* MATERIAL PROVIDED
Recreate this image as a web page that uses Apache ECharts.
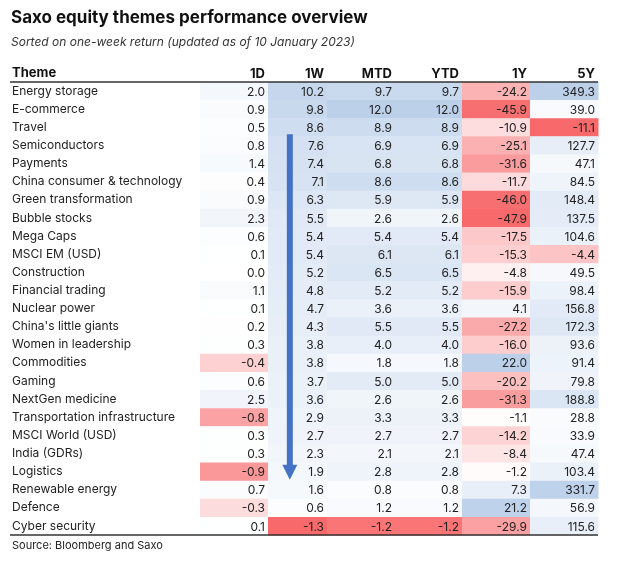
<!DOCTYPE html>
<html><head><meta charset="utf-8">
<script src="https://cdn.jsdelivr.net/npm/echarts/dist/echarts.min.js"></script>
<style>html,body{margin:0;padding:0;background:#fff}#c{width:624px;height:563px}</style>
</head><body><div id="c"></div>
<script>
// ---- data ----
const themes = ['Energy storage','E-commerce','Travel','Semiconductors','Payments',
  'China consumer & technology','Green transformation','Bubble stocks','Mega Caps','MSCI EM (USD)',
  'Construction','Financial trading','Nuclear power',"China's little giants",'Women in leadership',
  'Commodities','Gaming','NextGen medicine','Transportation infrastructure','MSCI World (USD)',
  'India (GDRs)','Logistics','Renewable energy','Defence','Cyber security'];
const columns = ['1D','1W','MTD','YTD','1Y','5Y'];
const d1  = [2.0,0.9,0.5,0.8,1.4,0.4,0.9,2.3,0.6,0.1,0.0,1.1,0.1,0.2,0.3,-0.4,0.6,2.5,-0.8,0.3,0.3,-0.9,0.7,-0.3,0.1];
const w1  = [10.2,9.8,8.6,7.6,7.4,7.1,6.3,5.5,5.4,5.4,5.2,4.8,4.7,4.3,3.8,3.8,3.7,3.6,2.9,2.7,2.3,1.9,1.6,0.6,-1.3];
const mtd = [9.7,12.0,8.9,6.9,6.8,8.6,5.9,2.6,5.4,6.1,6.5,5.2,3.6,5.5,4.0,1.8,5.0,2.6,3.3,2.7,2.1,2.8,0.8,1.2,-1.2];
const ytd = [9.7,12.0,8.9,6.9,6.8,8.6,5.9,2.6,5.4,6.1,6.5,5.2,3.6,5.5,4.0,1.8,5.0,2.6,3.3,2.7,2.1,2.8,0.8,1.2,-1.2];
const y1  = [-24.2,-45.9,-10.9,-25.1,-31.6,-11.7,-46.0,-47.9,-17.5,-15.3,-4.8,-15.9,4.1,-27.2,-16.0,22.0,-20.2,-31.3,-1.1,-14.2,-8.4,-1.2,7.3,21.2,-29.9];
const y5  = [349.3,39.0,-11.1,127.7,47.1,84.5,148.4,137.5,104.6,-4.4,49.5,98.4,156.8,172.3,93.6,91.4,79.8,188.8,28.8,33.9,47.4,103.4,331.7,56.9,115.6];

// ---- layout / style ----
const FONT = 'Inter, Roboto, sans-serif';
const colEdges = [0, 68, 127, 195, 262, 330, 398];   // column boundaries on hidden x value axis
const colValues = [d1, w1, mtd, ytd, y1, y5];
const scaleGroups = [[0,1,2,3],[4],[5]];
const groupOf = [0,0,0,0,1,2];
const ranges = scaleGroups.map(g => {
  const all = g.flatMap(i => colValues[i]);
  return [Math.min(...all), Math.max(...all)];
});
const RED = [248,105,107], BLUE = [188,208,234], WHITE = [255,255,255];
function mix(a, b, t) {
  t = Math.max(0, Math.min(1, t));
  return 'rgb(' + a.map((x, i) => Math.round(x + (b[i] - x) * t)).join(',') + ')';
}
function cellColor(v, c) {
  const [mn, mx] = ranges[groupOf[c]];
  if (v < 0) return mix(WHITE, RED, v / mn);
  return mix(WHITE, BLUE, mx > 0 ? v / mx : 0);
}
const cells = [];
colValues.forEach((arr, c) => arr.forEach((v, r) => cells.push([c, r, v])));

const chart = echarts.init(document.getElementById('c'), null, {renderer: 'canvas'});
chart.setOption({
  animation: false,
  backgroundColor: '#fff',
  title: [
    {text: 'Saxo equity themes performance overview', left: 11, top: 9, padding: 0,
     textStyle: {fontFamily: FONT, fontSize: 17, fontWeight: 'bold', color: '#111'}},
    {text: 'Sorted on one-week return (updated as of 10 January 2023)', left: 11, top: 36, padding: 0,
     textStyle: {fontFamily: FONT, fontSize: 12, fontStyle: 'italic', fontWeight: 'normal', color: '#333'}},
    {text: 'Theme', left: 12, top: 67, padding: 0,
     textStyle: {fontFamily: FONT, fontSize: 13, fontWeight: 'bold', color: '#111'}},
    {text: 'Source: Bloomberg and Saxo', left: 12, top: 540, padding: 0,
     textStyle: {fontFamily: FONT, fontSize: 11, fontWeight: 'normal', color: '#222'}}
  ],
  grid: {left: 200, right: 26, top: 82, bottom: 28},
  xAxis: {type: 'value', min: 0, max: 398, show: false},
  yAxis: {
    type: 'category', data: themes, inverse: true,
    axisLine: {show: false}, axisTick: {show: false}, splitLine: {show: false},
    axisLabel: {align: 'left', margin: 188, fontFamily: FONT, fontSize: 12, color: '#222', padding: [2, 0, 0, 0]}
  },
  series: [
    {
      type: 'custom', data: cells, encode: {x: 0, y: 1},
      renderItem(params, api) {
        const c = api.value(0), r = api.value(1), v = api.value(2);
        const p0 = api.coord([colEdges[c], r]);
        const p1 = api.coord([colEdges[c + 1], r]);
        const h = api.size([0, 1])[1];
        return {type: 'group', children: [
          {type: 'rect', shape: {x: p0[0], y: p0[1] - h / 2, width: p1[0] - p0[0] + 0.5, height: h + 0.5},
           style: {fill: cellColor(v, c)}},
          {type: 'text', z2: 10, style: {x: p1[0] - 3, y: p0[1] + 1, text: v.toFixed(1), align: 'right',
           verticalAlign: 'middle', fill: '#222', font: '12px ' + FONT}}
        ]};
      }
    },
    {
      type: 'custom', data: columns.map((n, i) => [i, 0]), encode: {x: 0, y: 1},
      renderItem(params, api) {
        const c = api.value(0);
        const p1 = api.coord([colEdges[c + 1], 0]);
        return {type: 'text', style: {x: p1[0] - 3, y: params.coordSys.y - 8, text: columns[c],
          align: 'right', verticalAlign: 'middle', fill: '#111', font: 'bold 13px ' + FONT}};
      }
    }
  ]
});

// ---- rules and the sorting arrow, anchored to the grid ----
const top0 = chart.convertToPixel({yAxisIndex: 0}, 0);
const band = chart.convertToPixel({yAxisIndex: 0}, 1) - top0;
const gridTop = top0 - band / 2;
const gridBottom = chart.convertToPixel({yAxisIndex: 0}, themes.length - 1) + band / 2;
const xRight = chart.convertToPixel({xAxisIndex: 0}, colEdges[6]);
const arrowX = chart.convertToPixel({xAxisIndex: 0}, colEdges[1] + 0.37 * (colEdges[2] - colEdges[1]));
const arrowTop = chart.convertToPixel({yAxisIndex: 0}, 3) - band / 2 - 2;
const arrowTip = chart.convertToPixel({yAxisIndex: 0}, 21) + band / 2 - 1;
chart.setOption({
  graphic: [
    {type: 'line', shape: {x1: 10, y1: gridTop, x2: xRight, y2: gridTop}, style: {stroke: '#333', lineWidth: 1.5}, z: 100},
    {type: 'line', shape: {x1: 10, y1: gridBottom, x2: xRight, y2: gridBottom}, style: {stroke: '#333', lineWidth: 1.5}, z: 100},
    {type: 'rect', shape: {x: arrowX - 3, y: arrowTop, width: 6, height: arrowTip - arrowTop - 14},
     style: {fill: '#4472C4'}, z: 100},
    {type: 'polygon', shape: {points: [[arrowX - 7.5, arrowTip - 15], [arrowX + 7.5, arrowTip - 15], [arrowX, arrowTip]]},
     style: {fill: '#4472C4'}, z: 100}
  ]
});
</script>
</body></html>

* GOAL OF THE EXERCISE
Omitting all images, print the listing exactly.

* TASK RESPONSE
Recreate this image as a web page that uses Apache ECharts.
<!DOCTYPE html>
<html><head><meta charset="utf-8">
<script src="https://cdn.jsdelivr.net/npm/echarts/dist/echarts.min.js"></script>
<style>html,body{margin:0;padding:0;background:#fff}#c{width:624px;height:563px}</style>
</head><body><div id="c"></div>
<script>
// ---- data ----
const themes = ['Energy storage','E-commerce','Travel','Semiconductors','Payments',
  'China consumer & technology','Green transformation','Bubble stocks','Mega Caps','MSCI EM (USD)',
  'Construction','Financial trading','Nuclear power',"China's little giants",'Women in leadership',
  'Commodities','Gaming','NextGen medicine','Transportation infrastructure','MSCI World (USD)',
  'India (GDRs)','Logistics','Renewable energy','Defence','Cyber security'];
const columns = ['1D','1W','MTD','YTD','1Y','5Y'];
const d1  = [2.0,0.9,0.5,0.8,1.4,0.4,0.9,2.3,0.6,0.1,0.0,1.1,0.1,0.2,0.3,-0.4,0.6,2.5,-0.8,0.3,0.3,-0.9,0.7,-0.3,0.1];
const w1  = [10.2,9.8,8.6,7.6,7.4,7.1,6.3,5.5,5.4,5.4,5.2,4.8,4.7,4.3,3.8,3.8,3.7,3.6,2.9,2.7,2.3,1.9,1.6,0.6,-1.3];
const mtd = [9.7,12.0,8.9,6.9,6.8,8.6,5.9,2.6,5.4,6.1,6.5,5.2,3.6,5.5,4.0,1.8,5.0,2.6,3.3,2.7,2.1,2.8,0.8,1.2,-1.2];
const ytd = [9.7,12.0,8.9,6.9,6.8,8.6,5.9,2.6,5.4,6.1,6.5,5.2,3.6,5.5,4.0,1.8,5.0,2.6,3.3,2.7,2.1,2.8,0.8,1.2,-1.2];
const y1  = [-24.2,-45.9,-10.9,-25.1,-31.6,-11.7,-46.0,-47.9,-17.5,-15.3,-4.8,-15.9,4.1,-27.2,-16.0,22.0,-20.2,-31.3,-1.1,-14.2,-8.4,-1.2,7.3,21.2,-29.9];
const y5  = [349.3,39.0,-11.1,127.7,47.1,84.5,148.4,137.5,104.6,-4.4,49.5,98.4,156.8,172.3,93.6,91.4,79.8,188.8,28.8,33.9,47.4,103.4,331.7,56.9,115.6];

// ---- layout / style ----
const FONT = 'Inter, Roboto, sans-serif';
const colEdges = [0, 68, 127, 195, 262, 330, 398];   // column boundaries on hidden x value axis
const colValues = [d1, w1, mtd, ytd, y1, y5];
const scaleGroups = [[0,1,2,3],[4],[5]];
const groupOf = [0,0,0,0,1,2];
const ranges = scaleGroups.map(g => {
  const all = g.flatMap(i => colValues[i]);
  return [Math.min(...all), Math.max(...all)];
});
const RED = [248,105,107], BLUE = [188,208,234], WHITE = [255,255,255];
function mix(a, b, t) {
  t = Math.max(0, Math.min(1, t));
  return 'rgb(' + a.map((x, i) => Math.round(x + (b[i] - x) * t)).join(',') + ')';
}
function cellColor(v, c) {
  const [mn, mx] = ranges[groupOf[c]];
  if (v < 0) return mix(WHITE, RED, v / mn);
  return mix(WHITE, BLUE, mx > 0 ? v / mx : 0);
}
const cells = [];
colValues.forEach((arr, c) => arr.forEach((v, r) => cells.push([c, r, v])));

const chart = echarts.init(document.getElementById('c'), null, {renderer: 'canvas'});
chart.setOption({
  animation: false,
  backgroundColor: '#fff',
  title: [
    {text: 'Saxo equity themes performance overview', left: 11, top: 9, padding: 0,
     textStyle: {fontFamily: FONT, fontSize: 17, fontWeight: 'bold', color: '#111'}},
    {text: 'Sorted on one-week return (updated as of 10 January 2023)', left: 11, top: 36, padding: 0,
     textStyle: {fontFamily: FONT, fontSize: 12, fontStyle: 'italic', fontWeight: 'normal', color: '#333'}},
    {text: 'Theme', left: 12, top: 67, padding: 0,
     textStyle: {fontFamily: FONT, fontSize: 13, fontWeight: 'bold', color: '#111'}},
    {text: 'Source: Bloomberg and Saxo', left: 12, top: 540, padding: 0,
     textStyle: {fontFamily: FONT, fontSize: 11, fontWeight: 'normal', color: '#222'}}
  ],
  grid: {left: 200, right: 26, top: 82, bottom: 28},
  xAxis: {type: 'value', min: 0, max: 398, show: false},
  yAxis: {
    type: 'category', data: themes, inverse: true,
    axisLine: {show: false}, axisTick: {show: false}, splitLine: {show: false},
    axisLabel: {align: 'left', margin: 188, fontFamily: FONT, fontSize: 12, color: '#222', padding: [2, 0, 0, 0]}
  },
  series: [
    {
      type: 'custom', data: cells, encode: {x: 0, y: 1},
      renderItem(params, api) {
        const c = api.value(0), r = api.value(1), v = api.value(2);
        const p0 = api.coord([colEdges[c], r]);
        const p1 = api.coord([colEdges[c + 1], r]);
        const h = api.size([0, 1])[1];
        return {type: 'group', children: [
          {type: 'rect', shape: {x: p0[0], y: p0[1] - h / 2, width: p1[0] - p0[0] + 0.5, height: h + 0.5},
           style: {fill: cellColor(v, c)}},
          {type: 'text', z2: 10, style: {x: p1[0] - 3, y: p0[1] + 1, text: v.toFixed(1), align: 'right',
           verticalAlign: 'middle', fill: '#222', font: '12px ' + FONT}}
        ]};
      }
    },
    {
      type: 'custom', data: columns.map((n, i) => [i, 0]), encode: {x: 0, y: 1},
      renderItem(params, api) {
        const c = api.value(0);
        const p1 = api.coord([colEdges[c + 1], 0]);
        return {type: 'text', style: {x: p1[0] - 3, y: params.coordSys.y - 8, text: columns[c],
          align: 'right', verticalAlign: 'middle', fill: '#111', font: 'bold 13px ' + FONT}};
      }
    }
  ]
});

// ---- rules and the sorting arrow, anchored to the grid ----
const top0 = chart.convertToPixel({yAxisIndex: 0}, 0);
const band = chart.convertToPixel({yAxisIndex: 0}, 1) - top0;
const gridTop = top0 - band / 2;
const gridBottom = chart.convertToPixel({yAxisIndex: 0}, themes.length - 1) + band / 2;
const xRight = chart.convertToPixel({xAxisIndex: 0}, colEdges[6]);
const arrowX = chart.convertToPixel({xAxisIndex: 0}, colEdges[1] + 0.37 * (colEdges[2] - colEdges[1]));
const arrowTop = chart.convertToPixel({yAxisIndex: 0}, 3) - band / 2 - 2;
const arrowTip = chart.convertToPixel({yAxisIndex: 0}, 21) + band / 2 - 1;
chart.setOption({
  graphic: [
    {type: 'line', shape: {x1: 10, y1: gridTop, x2: xRight, y2: gridTop}, style: {stroke: '#333', lineWidth: 1.5}, z: 100},
    {type: 'line', shape: {x1: 10, y1: gridBottom, x2: xRight, y2: gridBottom}, style: {stroke: '#333', lineWidth: 1.5}, z: 100},
    {type: 'rect', shape: {x: arrowX - 3, y: arrowTop, width: 6, height: arrowTip - arrowTop - 14},
     style: {fill: '#4472C4'}, z: 100},
    {type: 'polygon', shape: {points: [[arrowX - 7.5, arrowTip - 15], [arrowX + 7.5, arrowTip - 15], [arrowX, arrowTip]]},
     style: {fill: '#4472C4'}, z: 100}
  ]
});
</script>
</body></html>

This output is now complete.